Canadian RFS opens doors for new markets

By Bryan Sims | August 04, 2008
On June 26, the Canadian Senate passed Bill C-33, which requires Canada to include 5 percent renewable content in gasoline by 2010 and 2 percent renewable content in diesel fuel by 2012.

In the wake of the landmark biofuels bill, Canada's ethanol industry is actively embarking on a new era to produce sufficient volumes of ethanol—both corn-based and cellulosic—in order to fulfill the new mandate. According to Canadian Renewable Fuels Association President Gordon Quaiattini, the new renewable fuels standard is expected to provide a solid foundation on which producers in the country can expand the existing ethanol market. "We're quite excited about the fact that we now have a national standard that will be brought into effect," he said. "Pursuing larger targets in the future becomes that much easier now that we have a legislative mandate and a framework in place in order to be able to do that."

Currently, Canada produces approximately 246 MMgy of corn-based ethanol, and an additional 124 MMgy is under construction, according to data compiled by BBI International Inc. The federal mandate requires 528 MMgy (2 billion liters per year) of ethanol production using domestic sources and 84 MMgy (320 million liters per year) of biodiesel production. As a result, the CRFA expects the creation of 20 new biofuels facilities to meet this requirement.

Quaiattini added that provincial biofuel mandates should create an even wider market for more energy-efficient ethanol plants that are looking to comply with stringent carbon-reduction standards put in place by provinces such as Ontario, which is moving toward a 10 percent carbon reduction target by 2020.

Three Canadian provinces have ethanol mandates currently in effect: Ontario, Manitoba and Saskatchewan. Ontario enacted an E5 mandate in January 2007, while Saskatchewan enacted in October 2006 a requirement that at least 7.5 percent of gasoline must contain ethanol. Manitoba enacted a requirement in January that starts with 5 percent renewable content in gasoline and increases to 8.5 percent in subsequent years.
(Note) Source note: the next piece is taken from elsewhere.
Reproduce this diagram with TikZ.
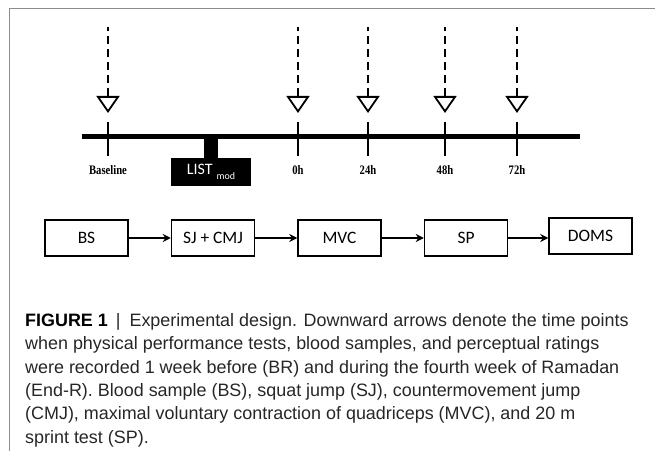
\documentclass[tikz,border=0pt]{standalone}
\usepackage{fontspec}
\setmainfont{Liberation Sans}
\newfontfamily\boxfont{Carlito}
\newfontfamily\tickfont[FakeStretch=0.82]{Liberation Serif}
\usetikzlibrary{arrows.meta,positioning}

\begin{document}
\begin{tikzpicture}[x=1bp,y=-1bp,every node/.style={inner sep=0pt},
    stepbox/.style={draw,line width=1.5bp,minimum width=83bp,minimum height=36bp,
      font=\boxfont\fontsize{17.5}{19}\selectfont},
    flow/.style={-{Stealth[length=8bp,width=8bp]},line width=1.6bp},
    probe/.style={line width=2.5bp,dash pattern=on 8bp off 5bp,
      {Triangle[open,length=17bp,width=23bp,line width=1.8bp]}-},
    tickmark/.style={line width=1.6bp},
    timelbl/.style={font=\tickfont\bfseries\fontsize{13}{14}\selectfont}]
  \useasboundingbox (0,0) rectangle (655,451);
  % frame of the figure panel
  \draw[black!45,line width=1bp] (655,9) -- (9,9) -- (9,451);

  % time line with the test points
  \draw[line width=5bp] (82,136.5) -- (580,136.5);
  \foreach \x/\t/\n in {108/Baseline/base,298/0h/h0,368/24h/h24,445/48h/h48,517/72h/h72}{
    \coordinate (\n) at (\x,136.5);
    \draw[tickmark] (\x,122) -- (\x,156);
    \node[timelbl] (\n-lbl) at (\x,170) {\t};
    \coordinate (\n-tip) at (\x,113);
    \coordinate (\n-top) at (\x,27);
    \draw[probe] (\n-tip) -- (\n-top);
  }

  % protocol block
  \node[fill=black,text=white,minimum width=80bp,minimum height=28bp,anchor=north]
    (list) at (211,158) {\boxfont\fontsize{16}{16}\selectfont LIST\hspace{4bp}\raisebox{-5bp}{\fontsize{10}{10}\selectfont mod}};
  \draw[line width=14bp] (list.north) -- (list.north |- base);

  % order of the tests
  \node[stepbox] (bs) at (86.5,238) {BS};
  \node[stepbox,right=42bp of bs] (jump) {SJ + CMJ};
  \node[stepbox,right=42bp of jump] (mvc) {MVC};
  \node[stepbox,right=42bp of mvc] (sp) {SP};
  \node[stepbox,right=40bp of sp,yshift=2bp] (doms) {DOMS};
  \draw[flow] (bs) -- (jump);
  \draw[flow] (jump) -- (mvc);
  \draw[flow] (mvc) -- (sp);
  \draw[flow] (sp.east) -- (sp.east -| doms.west);

  % caption
  \node[anchor=north west,align=left,text=black!85,font=\fontsize{18}{23.5}\selectfont]
    (cap) at (25,313) {{\bfseries\color{black}FIGURE 1}\hspace{8bp}|\hspace{9bp}Experimental design. Downward arrows denote the time points\\
    when physical performance tests, blood samples, and perceptual ratings\\
    were recorded 1 week before (BR) and during the fourth week of Ramadan\\
    (End-R). Blood sample (BS), squat jump (SJ), countermovement jump\\
    (CMJ), maximal voluntary contraction of quadriceps (MVC), and 20 m\\
    sprint test (SP).};
\end{tikzpicture}
\end{document}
Meanwhile, Canada's largest ethanol producer GreenField Ethanol Inc. has partnered with Enerkem, a Quebec-based leader in the gasification and synthesis of biofuels from municipal solid waste and forest residues, to build a production plant in Edmonton, Alberta. The first stage of the project calls for construction of a 10 MMgy facility that will utilize Enerkem's gasification, sequential gas conditioning and catalysis technology.

Calgary, Alberta-based CR Fuels Inc. has obtained all of its key permits for the development of an integrated biofuels complex in Strathmore, Alberta, where it plans to build a 25 MMgy ethanol plant and 30 MMgy biodiesel plant on the same site. Construction is scheduled to begin in March 2009, according to CR Fuels President and Chief Executive Officer Gordon Hart. "Even if there wasn't a mandate, there should be a desire for this product because of our limited carbon dioxide footprint and the way we've put this package together, although the national mandate definitely helps," he said.